Additions to an existing Font Delivery Requirements (when a script already exists)

The Existing and New Font Delivery Requirements apply when a script already exists:

  1. Updates to a Noto font are expected to be received as a pull request, or series of pull requests, to that font’s repository. Fork the appropriate repository on github by using the “Fork” button on the top right, make your changes, and then create a pull request.

  2. These pull requests should be accompanied by high-level descriptions of the changes they make.

  3. As for “new scripts” above, you are expected to commit your changes to the repository incrementally. You are also expected to engage with the project’s issue tracker. (See Maintaining your font repo in the GF Guide.)

  4. Changes which fix an issue should also be accompanied by a regression test case in qa/shaping_files/issues.json; see Zanabazar Square for an example.

  5. If a serif version of the font already exists and a sans version of the font is added, the glyphs in the sans version need to be “aesthetically compatible” to the existing glyphs in the serif version. If they are not “aesthetically compatible,” please provide a strong justification. The same is true when a serif font is submitted and a sans version already exists.

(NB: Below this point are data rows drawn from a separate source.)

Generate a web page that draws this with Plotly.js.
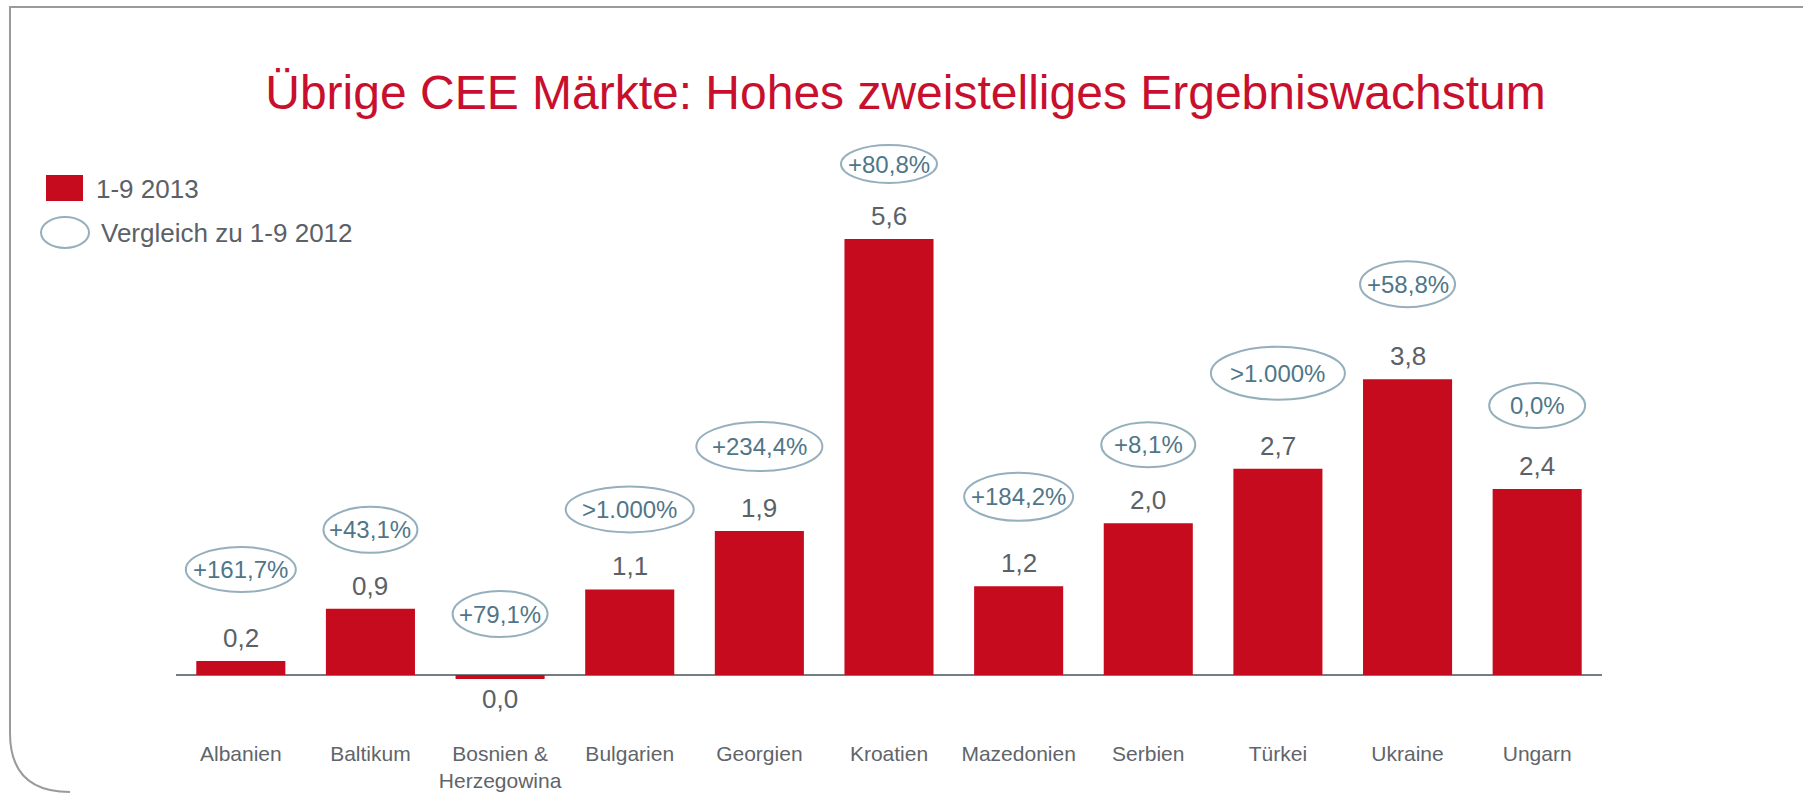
<!DOCTYPE html>
<html>
<head>
<meta charset="utf-8">
<script src="https://cdn.plot.ly/plotly-3.0.1.min.js"></script>
<style>
  html, body { margin: 0; padding: 0; background: #ffffff; }
  #chart { width: 1803px; height: 794px; }
</style>
</head>
<body>
<div id="chart"></div>
<script>
// ---- Data ----
const categories = ["Albanien", "Baltikum", "Bosnien &<br>Herzegowina", "Bulgarien", "Georgien",
  "Kroatien", "Mazedonien", "Serbien", "Türkei", "Ukraine", "Ungarn"];
const values2013 = [0.18, 0.85, -0.05, 1.10, 1.85, 5.60, 1.14, 1.95, 2.65, 3.80, 2.39];
const valueLabels = ["0,2", "0,9", "0,0", "1,1", "1,9", "5,6", "1,2", "2,0", "2,7", "3,8", "2,4"];
const changeLabels = ["+161,7%", "+43,1%", "+79,1%", ">1.000%", "+234,4%", "+80,8%",
  "+184,2%", "+8,1%", ">1.000%", "+58,8%", "0,0%"];
const legendNames = ["1-9 2013", "Vergleich zu 1-9 2012"];
const titleText = "Übrige CEE Märkte: Hohes zweistelliges Ergebniswachstum";

// ---- Styling (pixel nudges for the change ellipses, as placed in the original slide) ----
const ellipseStyle = {
  shift: [91.5, 79, 61, 80, 84.5, 75, 89.5, 78.5, 95.5, 95, 83.5],
  w: [110, 94, 95, 128, 126, 96, 109, 94, 134, 95, 96],
  h: [45, 46, 46, 46, 49, 38, 48, 45, 53, 46, 45]
};

const RED = "#c60b1e";
const TXT = "#5b6166";
const BLUE_TXT = "#4f7688";
const ELL = "#95afbd";
const FONT = "Arial, 'Liberation Sans', sans-serif";

const W = 1803, H = 794;
const M = { l: 176, r: 201, t: 130, b: 59 };
const pw = W - M.l - M.r, ph = H - M.t - M.b;
const PX = (px) => (px - M.l) / pw;
const PY = (py) => (H - M.b - py) / ph;

const trace = {
  type: "bar",
  x: categories,
  y: values2013,
  marker: { color: RED, line: { width: 0 } },
  hoverinfo: "skip",
  showlegend: false,
  cliponaxis: false
};

const annotations = [];
const shapes = [];

categories.forEach((c, i) => {
  const v = values2013[i];
  // value labels
  annotations.push({
    x: i, y: v, xref: "x", yref: "y",
    text: valueLabels[i], showarrow: false,
    yanchor: "middle", xanchor: "center",
    yshift: v >= 0 ? 23 : -20,
    font: { family: FONT, size: 26, color: TXT }
  });
  // change ellipses
  const anchor = Math.max(v, 0);
  const s = ellipseStyle.shift[i], w = ellipseStyle.w[i], h = ellipseStyle.h[i];
  shapes.push({
    type: "circle", xref: "x", yref: "y",
    xsizemode: "pixel", ysizemode: "pixel",
    xanchor: i, yanchor: anchor,
    x0: -w / 2, x1: w / 2, y0: s - h / 2, y1: s + h / 2,
    line: { color: ELL, width: 2 }, fillcolor: "rgba(0,0,0,0)"
  });
  annotations.push({
    x: i, y: anchor, xref: "x", yref: "y",
    text: changeLabels[i], showarrow: false,
    yanchor: "middle", xanchor: "center", yshift: s,
    font: { family: FONT, size: 24, color: BLUE_TXT }
  });
});

// legend (drawn manually to match the slide)
shapes.push({
  type: "rect", xref: "paper", yref: "paper",
  x0: PX(46), x1: PX(83), y0: PY(201), y1: PY(175),
  fillcolor: RED, line: { width: 0 }
});
shapes.push({
  type: "circle", xref: "paper", yref: "paper",
  x0: PX(41), x1: PX(89), y0: PY(248), y1: PY(217),
  line: { color: ELL, width: 2 }, fillcolor: "rgba(0,0,0,0)"
});
annotations.push({
  xref: "paper", yref: "paper", x: PX(94), y: PY(189),
  xanchor: "left", yanchor: "middle", showarrow: false,
  text: legendNames[0], font: { family: FONT, size: 26, color: TXT }
});
annotations.push({
  xref: "paper", yref: "paper", x: PX(99), y: PY(233),
  xanchor: "left", yanchor: "middle", showarrow: false,
  text: legendNames[1], font: { family: FONT, size: 26, color: TXT }
});

// slide frame
shapes.push({
  type: "path", xref: "paper", yref: "paper",
  path: `M ${PX(1803)} ${PY(7)} L ${PX(10)} ${PY(7)} L ${PX(10)} ${PY(733)} Q ${PX(10)} ${PY(792)} ${PX(70)} ${PY(792)}`,
  line: { color: "#9a9a9a", width: 2 }
});

const layout = {
  width: W, height: H,
  margin: M,
  paper_bgcolor: "#ffffff",
  plot_bgcolor: "#ffffff",
  bargap: 0.313,
  title: {
    text: titleText,
    xref: "container", yref: "container",
    x: 905.5 / W, xanchor: "center",
    y: 1 - 92 / H, yanchor: "middle",
    font: { family: FONT, size: 48, color: "#c8102e" }
  },
  xaxis: {
    type: "category",
    showgrid: false, showline: false, ticks: "",
    ticklabelstandoff: 4,
    tickfont: { family: FONT, size: 21, color: "#5f656a" },
    fixedrange: true
  },
  yaxis: {
    range: [-0.77, 7.0],
    showgrid: false, showticklabels: false, ticks: "",
    zeroline: true, zerolinecolor: "#777c80", zerolinewidth: 2,
    fixedrange: true
  },
  shapes: shapes,
  annotations: annotations,
  showlegend: false
};

Plotly.newPlot("chart", [trace], layout, { displayModeBar: false, staticPlot: true });
</script>
</body>
</html>
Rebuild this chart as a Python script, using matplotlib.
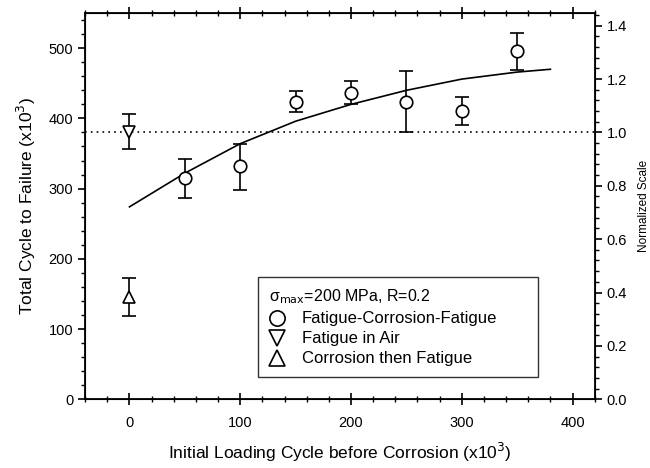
import numpy as np
import matplotlib
matplotlib.use("Agg")
import matplotlib.pyplot as plt
from matplotlib.lines import Line2D
from matplotlib.ticker import MultipleLocator

plt.rcParams["font.family"] = ["Liberation Sans", "DejaVu Sans"]

# data (cycles x10^3)
fcf_x = [50, 100, 150, 200, 250, 300, 350]
fcf_y = [315, 332, 423, 436, 423, 411, 496]
fcf_lo = [287, 298, 409, 420, 381, 391, 469]
fcf_hi = [342, 364, 439, 453, 468, 431, 521]

air_x = [0]
air_y = [381]
air_lo = [357]
air_hi = [406]

cor_x = [0]
cor_y = [146]
cor_lo = [118]
cor_hi = [172]

fit_x = [0, 50, 100, 150, 200, 250, 300, 350, 380]
fit_y = [274, 322, 364, 396, 420, 440, 456, 466, 470]

norm_ref = 380

legend_labels = ["Fatigue-Corrosion-Fatigue", "Fatigue in Air", "Corrosion then Fatigue"]
legend_markers = ["o", "v", "^"]


def draw_errorbars(ax, x, y, lo, hi, marker):
    y = np.array(y)
    yerr = [y - np.array(lo), np.array(hi) - y]
    ax.errorbar(x, y, yerr=yerr, fmt=marker, mfc="white", mec="black", ecolor="black",
                ms=9, mew=1.2, elinewidth=1.2, capsize=4.7, capthick=1.2, zorder=3)


def main():
    fig, ax = plt.subplots(figsize=(6.5, 4.68), dpi=100)
    fig.subplots_adjust(left=0.131, right=0.915, top=0.972, bottom=0.147)

    ax.plot(fit_x, fit_y, color="black", lw=1.2, zorder=2)
    ax.axhline(norm_ref, color="black", ls=(0, (1, 2.5)), lw=1.2, zorder=1)

    draw_errorbars(ax, fcf_x, fcf_y, fcf_lo, fcf_hi, "o")
    draw_errorbars(ax, air_x, air_y, air_lo, air_hi, "v")
    draw_errorbars(ax, cor_x, cor_y, cor_lo, cor_hi, "^")

    ax.set_xlim(-40, 420)
    ax.set_ylim(0, 550)
    ax.xaxis.set_major_locator(MultipleLocator(100))
    ax.xaxis.set_minor_locator(MultipleLocator(20))
    ax.yaxis.set_major_locator(MultipleLocator(100))
    ax.yaxis.set_minor_locator(MultipleLocator(20))
    ax.tick_params(axis="x", which="both", direction="inout", top=True, labelsize=10.5, pad=8)
    ax.tick_params(axis="x", which="major", length=8, width=1.2)
    ax.tick_params(axis="x", which="minor", length=4, width=1)
    ax.tick_params(axis="y", which="both", direction="out", labelsize=10.5)
    ax.tick_params(axis="y", which="major", length=5, width=1.2)
    ax.tick_params(axis="y", which="minor", length=3, width=1)
    for s in ax.spines.values():
        s.set_linewidth(1.3)

    ax.set_xlabel("Initial Loading Cycle before Corrosion (x10$^3$)", fontsize=12.5, labelpad=8)
    ax.set_ylabel("Total Cycle to Failure (x10$^3$)", fontsize=12.5, labelpad=8)

    ax2 = ax.twinx()
    ax2.set_ylim(0, 550 / norm_ref)
    ax2.set_yticks(np.arange(0, 1.41, 0.2))
    ax2.set_yticklabels([f"{v:.1f}" for v in np.arange(0, 1.41, 0.2)])
    ax2.yaxis.set_minor_locator(MultipleLocator(0.04))
    ax2.tick_params(axis="y", which="both", direction="out", labelsize=10.5)
    ax2.tick_params(axis="y", which="major", length=5, width=1.2)
    ax2.tick_params(axis="y", which="minor", length=3, width=1)
    ax2.set_ylabel("Normalized Scale", fontsize=8.5, labelpad=8)

    handles = [Line2D([], [], ls="none", marker=m, mfc="white", mec="black", ms=11, mew=1.2)
               for m in legend_markers]
    leg = ax.legend(handles, legend_labels, loc="lower left",
                    bbox_to_anchor=(0.339, 0.057, 0.549, 0.275), mode="expand",
                    title="σ$_{\\mathrm{max}}$=200 MPa, R=0.2", fontsize=12,
                    title_fontsize=11.5, frameon=True, fancybox=False, edgecolor="black",
                    handletextpad=1.0, borderpad=0.65, labelspacing=0.3, handlelength=1.0,
                    borderaxespad=0)
    leg._legend_box.align = "left"
    leg.get_frame().set_linewidth(1.0)

    fig.savefig("out.png", dpi=100)


if __name__ == "__main__":
    main()
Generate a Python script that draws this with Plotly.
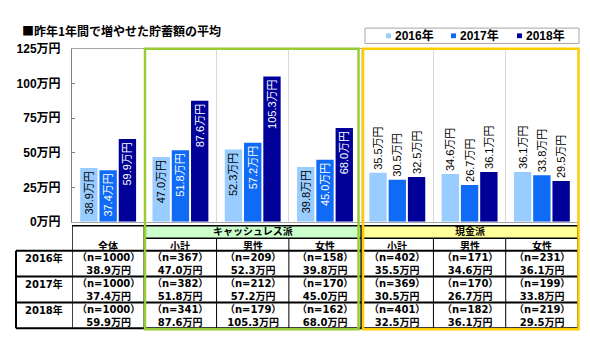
import plotly.graph_objects as go

# ---------------- data ----------------
title = "■昨年1年間で増やせた貯蓄額の平均"
categories = ["全体", "小計", "男性", "女性", "小計", "男性", "女性"]
groups = ["キャッシュレス派", "現金派"]
years = ["2016年", "2017年", "2018年"]
v2016 = [38.9, 47.0, 52.3, 39.8, 35.5, 34.6, 36.1]
v2017 = [37.4, 51.8, 57.2, 45.0, 30.5, 26.7, 33.8]
v2018 = [59.9, 87.6, 105.3, 68.0, 32.5, 36.1, 29.5]
n2016 = [1000, 367, 209, 158, 402, 171, 231]
n2017 = [1000, 382, 212, 170, 369, 170, 199]
n2018 = [1000, 341, 179, 162, 401, 182, 219]
y_ticks = [0, 25, 50, 75, 100, 125]
y_ticktext = ["0万円", "25万円", "50万円", "75万円", "100万円", "125万円"]

values = [v2016, v2017, v2018]
counts = [n2016, n2017, n2018]

# ---------------- layout constants ----------------
W, H = 590, 343
def X(px):
    return px / W
def Y(py):
    return 1 - py / H

colors = ["#99CCFF", "#0F6BF5", "#000099"]
inside_txt = ["black", "white", "white"]
JP = "Liberation Sans, Noto Sans CJK JP"
CJK = "Noto Sans CJK JP"
TBL = "DejaVu Sans, Noto Sans CJK JP"

xs = list(range(len(categories)))
fig = go.Figure()
for k in range(3):
    fig.add_trace(go.Bar(
        x=xs, y=values[k], name=years[k],
        marker=dict(color=colors[k], line=dict(width=0)),
        text=[f"{v:.1f}万円" for v in values[k]],
        textposition=["inside"] * 4 + ["outside"] * 3,
        insidetextanchor="end",
        textangle=-90,
        textfont=dict(family=JP, size=11),
        insidetextfont=dict(color=inside_txt[k], family=JP, size=11),
        outsidetextfont=dict(color="black", family=JP, size=11),
        cliponaxis=False,
        showlegend=False,
    ))

shapes = []
ann = []

# title
ann.append(dict(text=title, x=X(20), y=Y(25), xref="paper", yref="paper",
                xanchor="left", yanchor="middle", showarrow=False,
                font=dict(family=CJK, size=12, color="black", weight="bold")))

# manual legend
shapes.append(dict(type="rect", xref="paper", yref="paper",
                   x0=X(365), x1=X(579), y0=Y(22), y1=Y(38),
                   line=dict(color="#a6a6a6", width=1), fillcolor="white"))
for k, sx in enumerate([386, 451, 517]):
    shapes.append(dict(type="rect", xref="paper", yref="paper",
                       x0=X(sx), x1=X(sx + 5), y0=Y(27.5), y1=Y(32.5),
                       line=dict(width=0), fillcolor=colors[k]))
    ann.append(dict(text=years[k], x=X(sx + 7), y=Y(30), xref="paper", yref="paper",
                    xanchor="left", yanchor="middle", showarrow=False,
                    font=dict(family=JP, size=12, color="black", weight="bold")))

# ---------------- table ----------------
T_TOP, H1, H2, R1, R2, BOT = 228, 241, 254, 281, 308, 335
LEFT = 16

# header fills
shapes.append(dict(type="rect", xref="x", yref="paper", x0=0.5, x1=3.5,
                   y0=Y(T_TOP), y1=Y(H1), fillcolor="#CCFFCC", line=dict(width=0), layer="below"))
shapes.append(dict(type="rect", xref="x", yref="paper", x0=3.5, x1=6.5,
                   y0=Y(T_TOP), y1=Y(H1), fillcolor="#FFFF99", line=dict(width=0), layer="below"))

def hline(py, x0, width=1.5):
    shapes.append(dict(type="line", xref="paper", yref="paper",
                       x0=x0, x1=X(578), y0=Y(py), y1=Y(py),
                       line=dict(color="black", width=width)))

hline(T_TOP, X(72))
shapes.append(dict(type="line", xref="x", yref="paper", x0=0.5, x1=6.5,
                   y0=Y(H1), y1=Y(H1), line=dict(color="black", width=1.5)))
for py in [H2, R1, R2, BOT]:
    hline(py, X(LEFT), 2)

# vertical lines
shapes.append(dict(type="line", xref="paper", yref="paper", x0=X(LEFT), x1=X(LEFT),
                   y0=Y(H2), y1=Y(BOT), line=dict(color="black", width=2)))
for b in [-0.5, 0.5, 3.5, 6.5]:
    shapes.append(dict(type="line", xref="x", yref="paper", x0=b, x1=b,
                       y0=Y(T_TOP), y1=Y(BOT), line=dict(color="black", width=1.5)))
for b in [1.5, 2.5, 4.5, 5.5]:
    shapes.append(dict(type="line", xref="x", yref="paper", x0=b, x1=b,
                       y0=Y(H1), y1=Y(BOT), line=dict(color="black", width=1)))

tfont = dict(family=TBL, size=10, color="black", weight="bold")
hfont = dict(family=CJK, size=10, color="black", weight="bold")
# group headers
for g, xc in zip(groups, [2, 5]):
    ann.append(dict(text=g, x=xc, y=Y(233.3), xref="x", yref="paper",
                    xanchor="center", yanchor="middle", showarrow=False,
                    borderpad=0, font=hfont))
# category headers
for i, c in enumerate(categories):
    ann.append(dict(text=c, x=i, y=Y(248.6), xref="x", yref="paper",
                    xanchor="center", yanchor="middle", showarrow=False,
                    borderpad=0, font=hfont))
# rows
row_tops = [H2, R1, R2]
for r in range(3):
    top = row_tops[r]
    ann.append(dict(text=years[r], x=X(44), y=Y(top + 8), xref="paper", yref="paper",
                    xanchor="center", yanchor="middle", showarrow=False, font=tfont))
    for i in range(len(categories)):
        ann.append(dict(text=f"（n={counts[r][i]}）<br>{values[r][i]:.1f}万円",
                        x=i, y=Y(top + 14), xref="x", yref="paper",
                        xanchor="center", yanchor="middle", showarrow=False,
                        borderpad=0, font=tfont))

# group outline boxes
shapes.append(dict(type="rect", xref="paper", yref="paper", x0=X(145), x1=X(358.5),
                   y0=Y(43.5), y1=Y(336), line=dict(color="#99CC33", width=2.5)))
shapes.append(dict(type="rect", xref="paper", yref="paper", x0=X(363), x1=X(578.5),
                   y0=Y(43.5), y1=Y(336), line=dict(color="#FFCC00", width=2.5)))

fig.update_layout(
    width=W, height=H,
    margin=dict(l=0, r=0, t=0, b=0),
    paper_bgcolor="white", plot_bgcolor="white",
    barmode="group", bargap=0.2, bargroupgap=0.1,
    shapes=shapes, annotations=ann,
    uniformtext=dict(minsize=11, mode="show"),
    xaxis=dict(domain=[X(72), X(578)], range=[-0.5, 6.5],
               tickvals=[0.5, 1.5, 2.5, 3.5, 4.5, 5.5], showticklabels=False,
               showgrid=True, gridcolor="#d9d9d9", gridwidth=1, ticks="",
               showline=True, mirror=True, linecolor="#a6a6a6", zeroline=False),
    yaxis=dict(domain=[Y(224), Y(44)], range=[0, 125],
               tickmode="array", tickvals=y_ticks, ticktext=y_ticktext,
               showgrid=False, zeroline=False,
               ticks="inside", ticklen=3, tickcolor="#808080",
               showline=True, mirror=True, linecolor="#808080",
               ticklabelstandoff=8,
               tickfont=dict(family=JP, size=12, color="black", weight="bold")),
)

fig.write_html("out.html")
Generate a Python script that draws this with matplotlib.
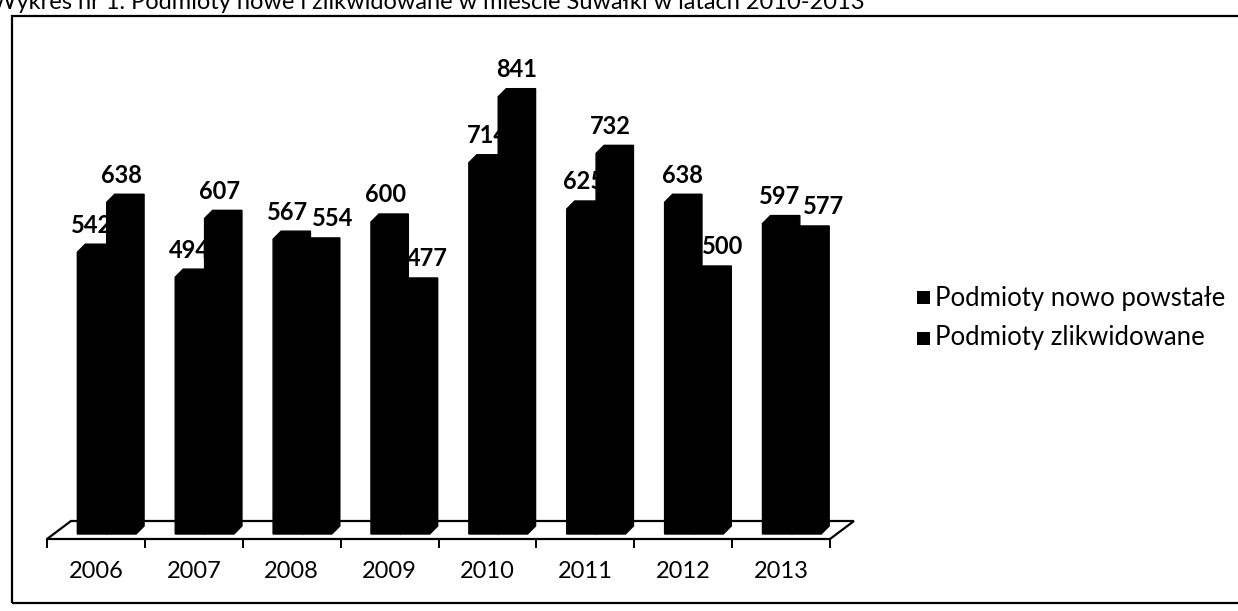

  6. If a sans or serif version of a font exists and a new serif or sans font is produced, then any existing OTF functionality in the existing font ought to be reproduced for the new font; the glyphset and shaping rules should be the same.

  7. The number of widths or weights supported by the new font needs to be equal or greater to the number of corresponding widths or weights. (At least the existing widths and weights need to be supported.)

  8. If a new codepoint is added to an existing font, then a glyph for this new codepoint needs to be “aesthetically compatible” with the already existing glyphs. The addition of a new glyph is required for both sans and serif styles of the font (if applicable).